En los noventa se retiró de los escenarios y se centró en la televisión –«Hostal Royal Manzanares», «Todos los hombres sois iguales»–, pero a comienzos del 2000 llegó su resurrección musical: cantó primero en «La lista de la compra», canción de La Cabra Mecánica, el grupo creado por Lichis, y la gente se volvió loca. Un año más tarde publicó «Donde más duele (canta por Sabina)», un disco con versiones flamencas, personalísimas, de clásicos de Joaquín Sabina del que se vendieron más de medio millón de copias.
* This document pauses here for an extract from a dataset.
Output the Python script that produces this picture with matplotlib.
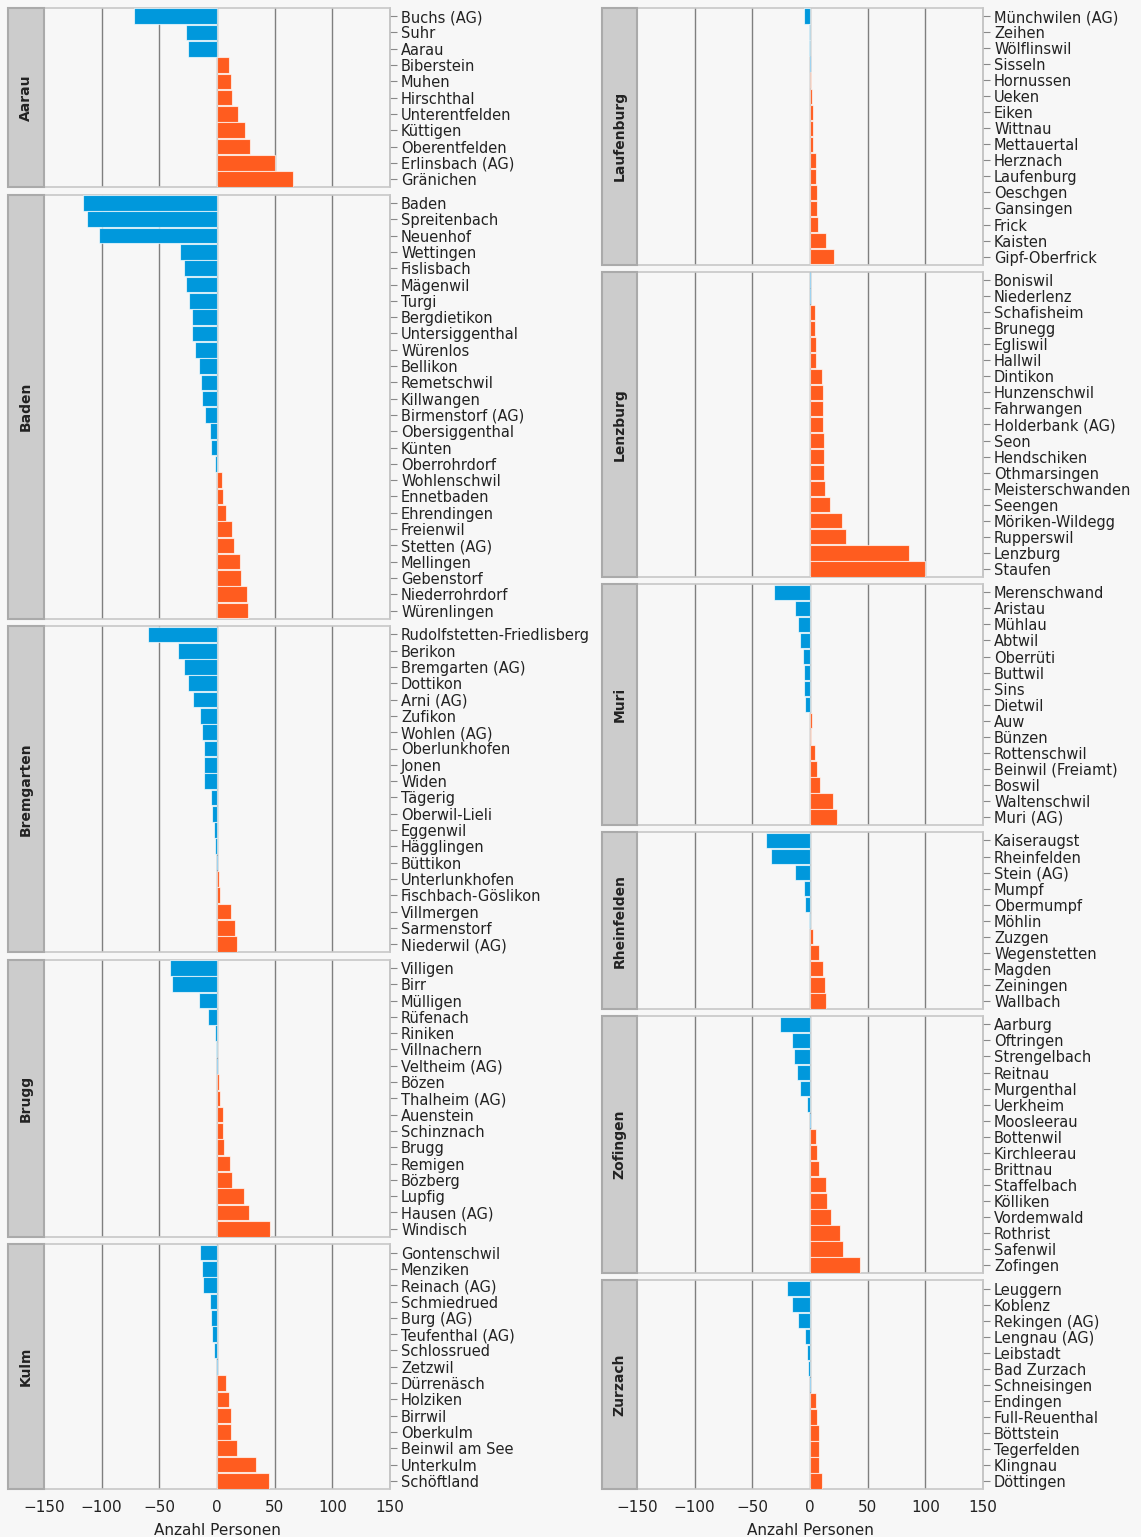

Nadie podía cantar las letras de Sabina, que interpretó con ella el tema «Con dos camas vacías» y la acompañó en su presentación a los medios, con más sentimiento y dolor y verdad que ella, que agigantó cada pieza, si cabe, con la ronquera de sus ovarios.
A aquel trabajo le siguió «De María… a María… con sus dolores!», una colección de canciones de grandes autores de distintas épocas y estilos, como Rafael de León, Vasco Rossi y Manuel Alejandro, y del que declaró: «Cada canción ha sido un polvo, por su magia. He conseguido restaurar mi dignidad». Este salió en plena epidemia de piratería, cuando la industria del disco se desangraba sin remedio, y ella le pidió a la compañía que publicase el cedé acompañado de otro virgen para que la gente pudiera grabarse una copia, y en el que se leía: «Cópiame, pero no me violes». Esa nueva etapa de éxito la llevó a participar en distintos programas en Canal Sur, como el concurso «Se llama copla», en donde ejerció de jurado.
La gran tragedia de su vida fue la muerte de su hija María del Rocío, en la madrugada del 7 al 8 de enero de 1985, con sólo 16 años, en un accidente de coche. De aquello salió porque había que seguir viviendo, por pura inercia, pero no lo hizo ilesa: aquella herida jamás cerró. Quien le ayudó a mantenerse a flote fue el hombre con el que más tiempo estuvo, más de dos décadas, el actor Pepe Sancho, con el cual tuvo un hijo. Pero las continuas infidelidades y escapadas de él zanjaron aquel matrimonio de muy mala manera. Ella se despachó a gusto en su libro de memorias «Calla, canalla». Llegó a afirmar: «Mi marido no me ha querido nunca. Me he sentido muy usada, muy utilizada».
Ha muerto una mujer que fue muchas cosas –ella se definió como «aventurera, Alicia en el País de las Maravillas»–, pero, sobre todo, una: valiente. En una de las varias entrevistas que le hice, y en las que siempre me encontré con una catarata verbal que, a pesar de los garrotazos que le arreó la vida, conservaba un entusiasmo casi infantil, me regaló otra frase para el recuerdo: «Yo voy a imponer nada más que mi sentimiento». Ojalá todas las dictaduras fueran tan dulces, tan inocuas y tan hermosas como esa.